Sinister tales written since the early twentieth century by the foremost Hebrew authors, including S. Y. Agnon, Leah Goldberg, and Amos Oz, reveal a darkness at the foundation of Hebrew culture. The ghosts of a murdered Talmud scholar and his kidnapped bride rise from their graves for a nocturnal dance of death; a girl hidden by a count in a secret chamber of an Eastern European castle emerges to find that, unbeknownst to her, World War II ended years earlier; a man recounts the act of incest that would shape a trajectory of personal and national history. Reading these works together with central British and American gothic texts, Karen Grumberg illustrates that modern Hebrew literature has regularly appropriated key gothic ideas to help conceptualize the Jewish relationship to the past and, more broadly, to time. She explores how these authors employ and revise the gothic, originally a European mode associated with antisemitism, and how they use it to challenge assumptions about power and powerlessness, vulnerability and violence, and to shape modern Hebrew culture. Her innovative perspective on the Hebrew literary engagement with history sheds new light on tensions that continue to characterize contemporary Israeli cultural and political rhetoric.


Get to know our speaker

Karen Grumberg is Associate Professor of Hebrew and Comparative Literature in the Department of Middle Eastern Studies at the University of Texas at Austin, where she also serves as Director of the Center for Middle Eastern Studies. She earned her Ph.D. in Comparative Literature at UCLA in 2004. She is the author of Place and Ideology in Contemporary Hebrew Literature (2011, Syracuse University Press). Her essays have appeared in Prooftexts, Comparative Literature, and other journals. Currently, she is editing a special issue of Poe Studies on Poe in the Middle East, as well as a special issue of Dibur on Translational Transactions.

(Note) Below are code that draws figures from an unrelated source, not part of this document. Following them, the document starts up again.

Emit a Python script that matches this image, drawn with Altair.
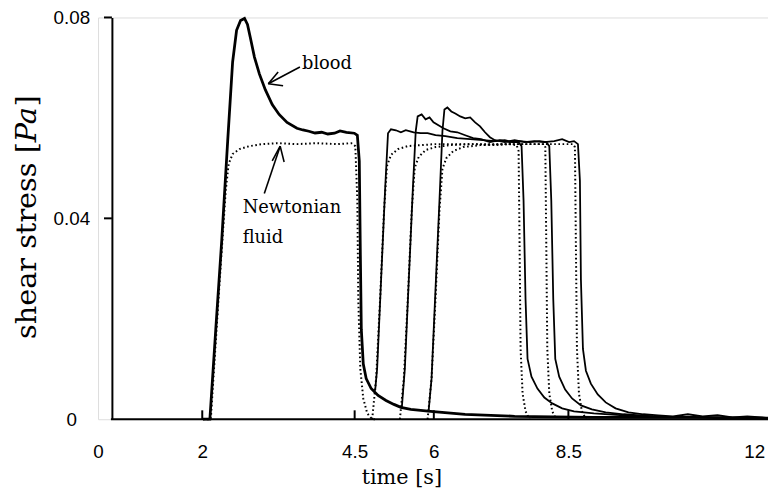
import altair as alt
import pandas as pd

# ---------------- data (time in s, shear stress in Pa) ----------------
blood1_t = [2.011, 2.125, 2.222, 2.320, 2.417, 2.498, 2.563, 2.628, 2.693, 2.742, 2.791, 2.856, 2.937,
            3.034, 3.148, 3.261, 3.391, 3.553, 3.650, 3.748, 3.850, 3.959, 4.060, 4.170, 4.260, 4.365,
            4.495, 4.551, 4.588, 4.607, 4.626, 4.663, 4.719, 4.813, 4.944, 5.094, 5.244, 5.376, 5.563,
            5.751, 5.938, 6.581, 7.502, 8.979, 10.844, 12.26]
blood1_s = [0.0, 0.0, 0.01793, 0.03567, 0.05537, 0.07113, 0.07744, 0.07941, 0.0798, 0.07862, 0.07586,
            0.07212, 0.06877, 0.06562, 0.06266, 0.06069, 0.05911, 0.05793, 0.05760, 0.05734, 0.05700,
            0.05714, 0.05680, 0.05695, 0.05740, 0.05714, 0.05695, 0.05655, 0.05143, 0.03369, 0.01793,
            0.01103, 0.00808, 0.00611, 0.00473, 0.00374, 0.00296, 0.00236, 0.00197, 0.00177, 0.00158,
            0.00099, 0.00059, 0.00039, 0.00039, 0.0002]

blood2_t = [4.888, 4.926, 5.001, 5.076, 5.132, 5.188, 5.282, 5.376, 5.469, 5.619, 5.751, 5.882, 6.031,
            6.215, 6.436, 6.675, 6.913, 7.134, 7.318, 7.465, 7.575, 7.630, 7.667, 7.704, 7.741, 7.814,
            7.925, 8.053, 8.200, 8.384, 8.606, 8.979, 9.539, 10.099]
blood2_s = [0.00571, 0.01005, 0.02778, 0.04552, 0.05695, 0.05773, 0.05754, 0.05714, 0.05754, 0.05714,
            0.05695, 0.05695, 0.05655, 0.05635, 0.05596, 0.05576, 0.05557, 0.05537, 0.05557, 0.05517,
            0.05517, 0.05438, 0.04355, 0.02384, 0.01202, 0.00847, 0.00611, 0.00433, 0.00315, 0.00217,
            0.00158, 0.00118, 0.00079, 0.00059]

blood3_t = [5.394, 5.451, 5.526, 5.601, 5.657, 5.694, 5.769, 5.844, 5.919, 5.994, 6.086, 6.178, 6.307,
            6.436, 6.583, 6.730, 6.877, 7.042, 7.226, 7.410, 7.594, 7.778, 7.961, 8.090, 8.145, 8.182,
            8.219, 8.256, 8.329, 8.440, 8.569, 8.737, 8.942, 9.203, 9.539, 10.099]
blood3_s = [0.00236, 0.01005, 0.02778, 0.04552, 0.05734, 0.06030, 0.06069, 0.05970, 0.06010, 0.05911,
            0.05852, 0.05793, 0.05734, 0.05714, 0.05655, 0.05596, 0.05576, 0.05517, 0.05557, 0.05517,
            0.05537, 0.05517, 0.05537, 0.05517, 0.05438, 0.04355, 0.02384, 0.01202, 0.00847, 0.00591,
            0.00414, 0.00276, 0.00197, 0.00138, 0.00099, 0.00059]

blood4_t = [5.901, 5.957, 6.031, 6.105, 6.160, 6.197, 6.252, 6.325, 6.399, 6.491, 6.583, 6.675, 6.767,
            6.859, 6.951, 7.042, 7.134, 7.318, 7.502, 7.686, 7.869, 8.053, 8.237, 8.384, 8.513, 8.606,
            8.680, 8.717, 8.736, 8.774, 8.830, 8.923, 9.053, 9.203, 9.389, 9.632, 9.911, 10.191, 10.471,
            10.751, 11.030, 11.310, 11.590, 11.870, 12.149, 12.261]
blood4_s = [0.00158, 0.00808, 0.02581, 0.04355, 0.05734, 0.06167, 0.06207, 0.06128, 0.06089, 0.06030,
            0.05990, 0.06010, 0.05911, 0.05832, 0.05714, 0.05616, 0.05557, 0.05517, 0.05557, 0.05517,
            0.05537, 0.05517, 0.05537, 0.05576, 0.05517, 0.05537, 0.05478, 0.04749, 0.02778, 0.01399,
            0.00966, 0.00709, 0.00493, 0.00335, 0.00217, 0.00138, 0.00099, 0.00079, 0.00059, 0.00099,
            0.00059, 0.00079, 0.00039, 0.00059, 0.00039, 0.0002]

newt1_t = [2.011, 2.140, 2.287, 2.385, 2.433, 2.498, 2.612, 2.774, 2.985, 3.229, 3.554, 3.878, 4.203,
           4.446, 4.513, 4.551, 4.569, 4.607, 4.663, 4.738, 4.832, 4.907]
newt1_s = [0.0, 0.0, 0.02778, 0.04552, 0.05084, 0.05281, 0.05379, 0.05438, 0.05478, 0.05497, 0.05478,
           0.05497, 0.05478, 0.05497, 0.05438, 0.04355, 0.02384, 0.01005, 0.00414, 0.00118, 0.0, 0.0]

newt2_t = [4.832, 4.907, 4.982, 5.057, 5.113, 5.188, 5.319, 5.507, 5.751, 6.031, 6.399, 6.767, 7.134,
           7.410, 7.538, 7.575, 7.594, 7.612, 7.649, 7.704, 7.778]
newt2_s = [0.0, 0.00808, 0.02384, 0.04158, 0.05044, 0.05261, 0.05379, 0.05438, 0.05458, 0.05478,
           0.05478, 0.05478, 0.05458, 0.05478, 0.05458, 0.05340, 0.03369, 0.01399, 0.00512, 0.00158, 0.0]

newt3_t = [5.357, 5.432, 5.507, 5.582, 5.638, 5.713, 5.844, 6.031, 6.307, 6.700, 7.200, 7.700, 8.053,
           8.071, 8.090, 8.108, 8.145, 8.200, 8.274]
newt3_s = [0.0, 0.00808, 0.02384, 0.04158, 0.05005, 0.05222, 0.05360, 0.05419, 0.05458, 0.05478,
           0.05478, 0.05478, 0.05478, 0.05419, 0.03369, 0.01399, 0.00512, 0.00158, 0.0]

newt4_t = [5.882, 5.957, 6.031, 6.105, 6.160, 6.234, 6.362, 6.546, 6.859, 7.300, 7.800, 8.300, 8.586,
           8.623, 8.642, 8.661, 8.699, 8.755, 8.829]
newt4_s = [0.0, 0.00808, 0.02384, 0.04158, 0.04985, 0.05202, 0.05340, 0.05419, 0.05458, 0.05478,
           0.05478, 0.05478, 0.05478, 0.05419, 0.03369, 0.01399, 0.00512, 0.00158, 0.0]

# axis ticks / labels
x_tick_labels = [0, 2, 4.5, 6, 8.5, 12]
x_tick_marks = [2, 4.5, 6, 8.5]
y_tick_labels = [0, 0.04, 0.08]
y_tick_marks = [0.04, 0.08]

# annotations (arrow segments: t1, s1 -> t2, s2)
arrow_t1 = [3.602, 3.083, 3.083, 3.018, 3.278, 3.278]
arrow_s1 = [0.07015, 0.0668, 0.0668, 0.04493, 0.05438, 0.05438]
arrow_t2 = [3.083, 3.245, 3.326, 3.278, 3.148, 3.343]
arrow_s2 = [0.0668, 0.06916, 0.0664, 0.05438, 0.05143, 0.05123]
label_text = ["blood", "Newtonian", "fluid"]
label_t = [3.636, 2.664, 2.664]
label_s = [0.07074, 0.04197, 0.03606]

# ---------------- build tables ----------------
def series(name, kind, ts, ss):
    return pd.DataFrame({"run": name, "kind": kind, "t": ts, "s": ss, "i": range(len(ts))})

blood = pd.concat([series("b1", "blood", blood1_t, blood1_s),
                   series("b2", "blood", blood2_t, blood2_s),
                   series("b3", "blood", blood3_t, blood3_s),
                   series("b4", "blood", blood4_t, blood4_s)])
newt = pd.concat([series("n1", "newt", newt1_t, newt1_s),
                  series("n2", "newt", newt2_t, newt2_s),
                  series("n3", "newt", newt3_t, newt3_s),
                  series("n4", "newt", newt4_t, newt4_s)])

W, H = 677, 406
xscale = alt.Scale(domain=[0, 2, 4.5, 6, 8.5, 12],
                   range=[0, 105.3, 259.3, 339.3, 475.3, 663], nice=False, zero=False)
yscale = alt.Scale(domain=[0, 0.08], nice=False, zero=False)

X = alt.X("t:Q", scale=xscale,
          axis=alt.Axis(values=x_tick_labels, title=None, domain=False, ticks=False, tickSize=0,
                        grid=False, labelPadding=33, labelBaseline="middle", labelFont="Liberation Sans",
                        labelFontSize=19, labelColor="black", labelFlush=False, labelOverlap=False,
                        labelExpr="format(datum.value, '~g')"))
Y = alt.Y("s:Q", scale=yscale,
          axis=alt.Axis(values=y_tick_labels, title=None, offset=-14, domainColor="black",
                        domainWidth=2, ticks=False, tickSize=0, grid=False, labelAlign="center",
                        labelPadding=41, labelBaseline="middle", labelFont="Liberation Sans",
                        labelFontSize=19, labelColor="black", labelFlush=False, labelOverlap=False,
                        labelExpr="datum.value == 0 ? '0' : format(datum.value, '.2f')"))

blood_first = alt.Chart(blood[blood.run == "b1"]).mark_line(color="black", strokeWidth=2.8).encode(
    x=X, y=Y, detail="run:N", order="i:Q")
blood_rest = alt.Chart(blood[blood.run != "b1"]).mark_line(color="black", strokeWidth=1.8).encode(
    x=alt.X("t:Q", scale=xscale), y=alt.Y("s:Q", scale=yscale), detail="run:N", order="i:Q")
newt_lines = alt.Chart(newt).mark_line(color="black", strokeWidth=2, strokeDash=[1.6, 2.6]).encode(
    x=alt.X("t:Q", scale=xscale), y=alt.Y("s:Q", scale=yscale), detail="run:N", order="i:Q")

x_axis_line = alt.Chart(pd.DataFrame({"a": [0]})).mark_rule(color="black", strokeWidth=2).encode(
    x=alt.value(13), x2=alt.value(W), y=alt.value(H))
xt = alt.Chart(pd.DataFrame({"t": x_tick_marks})).mark_rule(color="black", strokeWidth=2).encode(
    x=alt.X("t:Q", scale=xscale), y=alt.value(H), y2=alt.value(H - 9))
yt = alt.Chart(pd.DataFrame({"s": y_tick_marks})).mark_rule(color="black", strokeWidth=2).encode(
    y=alt.Y("s:Q", scale=yscale), x=alt.value(6), x2=alt.value(14))

arrows = alt.Chart(pd.DataFrame({"t": arrow_t1, "s": arrow_s1, "t2": arrow_t2, "s2": arrow_s2})
                   ).mark_rule(color="black", strokeWidth=1.6).encode(
    x=alt.X("t:Q", scale=xscale), y=alt.Y("s:Q", scale=yscale), x2="t2:Q", y2="s2:Q")
labels = alt.Chart(pd.DataFrame({"t": label_t, "s": label_s, "txt": label_text})).mark_text(
    align="left", baseline="middle", font="DejaVu Serif", fontSize=18, color="black").encode(
    x=alt.X("t:Q", scale=xscale), y=alt.Y("s:Q", scale=yscale), text="txt:N")

one = pd.DataFrame({"a": [0]})
xtitle = alt.Chart(one).mark_text(text="time [s]", font="DejaVu Serif", fontSize=21, align="center",
                                  baseline="middle", color="black").encode(
    x=alt.value(307), y=alt.value(465))
ytitle1 = alt.Chart(one).mark_text(text="shear stress [", font="DejaVu Serif", fontSize=29,
                                   align="right", baseline="middle", angle=270, color="black").encode(
    x=alt.value(-72), y=alt.value(126))
ytitle2 = alt.Chart(one).mark_text(text="Pa", font="DejaVu Serif", fontSize=29, fontStyle="italic",
                                   align="left", baseline="middle", angle=270, color="black").encode(
    x=alt.value(-72), y=alt.value(126))
ytitle3 = alt.Chart(one).mark_text(text="]", font="DejaVu Serif", fontSize=29,
                                   align="left", baseline="middle", angle=270, color="black").encode(
    x=alt.value(-72), y=alt.value(90))

chart = alt.layer(blood_first, blood_rest, newt_lines, x_axis_line, xt, yt, arrows, labels,
                  xtitle, ytitle1, ytitle2, ytitle3).properties(
    width=W, height=H,
    autosize=alt.AutoSizeParams(type="none"),
    padding={"left": 91, "top": 7, "right": 0, "bottom": 74},
).configure_view(stroke=None).configure(background="white")

chart.save("out.html", embed_options={"renderer": "svg", "actions": False})
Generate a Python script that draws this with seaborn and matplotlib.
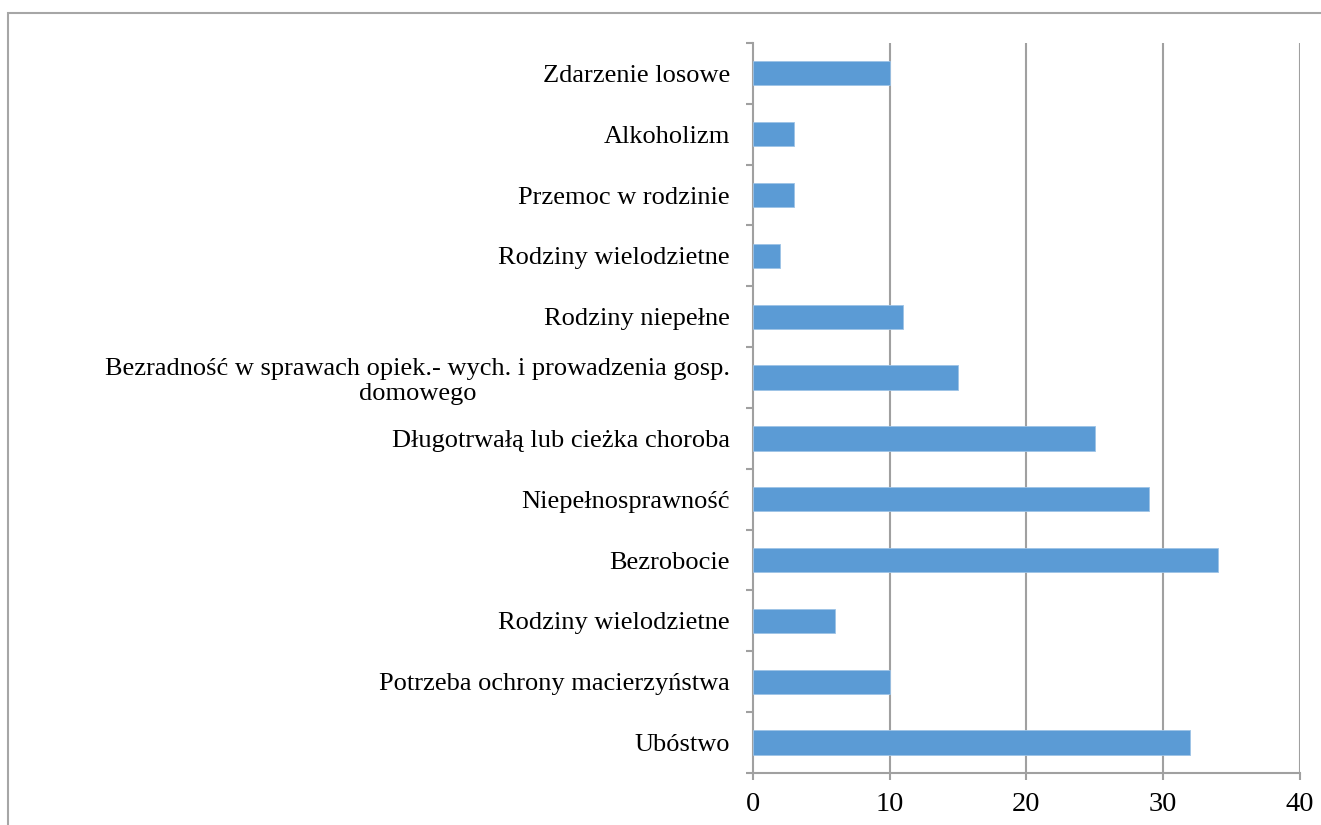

So you’re a UCLA alumni – how did you get into Jewish Studies at UCLA?
I came to UCLA to study Hebrew literature with Arnold Band in the Comparative Literature department, so Jewish Studies naturally became an academic second home for me. Many of the Jewish Studies events were directly relevant to my studies, and introduced me to Ph.D. students working on related subjects in other departments.

What did the Leve Center (then known as the Center for Jewish Studies) mean to you during your time there?
The CJS was one of the centers of my intellectual world. CJS events, where I forged friendships I maintain to this day, were a hub for graduate students and faculty from across the university. The lectures, colloquia, screenings, and other events redefined what I thought of as Jewish Studies, illuminating the wide breadth of Jewish thought and culture and indicating their relevance to the world at large. One of the highlights of graduate school was when I was given the opportunity to organize an event, hosted by the Center, in honor of the Hebrew poet Yehuda Amichai, with lectures, a live musical performance, and a film screening. It was a memorable evening and an important experience that would not have been possible without the support and encouragement of the Center for Jewish Studies’ faculty and staff.

Your previous writing and teaching examines the use of space and place in literature – how does this new work on Hebrew Gothic literature relate to those themes?
That’s a good question; the two topics seem completely disconnected, but they’re not. While my first book Place and Ideology in Contemporary Hebrew Literature (Syracuse University Press, 2011), focused on representations of place, Hebrew Gothic is in some ways its complement or companion, because it’s all about time. Even the sections on gothic spatiality in Hebrew Gothic are ultimately about time. The gothic, as it emerges in Hebrew texts, offers a way for authors to engage with the Jewish past, to revise, recalibrate, and challenge its representation. But gothic spatiality is crucial to the aesthetic as a whole, helping to make literal the past’s infiltration of the present as well as the processes of decay that indicate passing time. That’s why it was important for me to include the chapter titled “Dark Jerusalem,” dedicated to the gothic spatiality in Amos Oz’s novel Mikhael sheli (My Michael).

What are you enjoying reading right now?
I’ve been very interested in theorizations of the Anthropocene and geologic time. Scholars in diverse humanistic fields are thinking about literature, film and art through the environment, and offering new models to think about human culture and violence. It’s all still pretty new but very exciting.

Your book features spooky stories and sinister tales – what’s your favorite ghost story?
Oh, this is really difficult. I like Edith Wharton’s ghost stories very much. The Turn of the Screw, by Henry James. Toni Morrison’s Beloved. Anything by Edgar Allan Poe…

Ok, last question: what are you going to be for Halloween?
It seems that this year I get to be Harry Potter’s mother!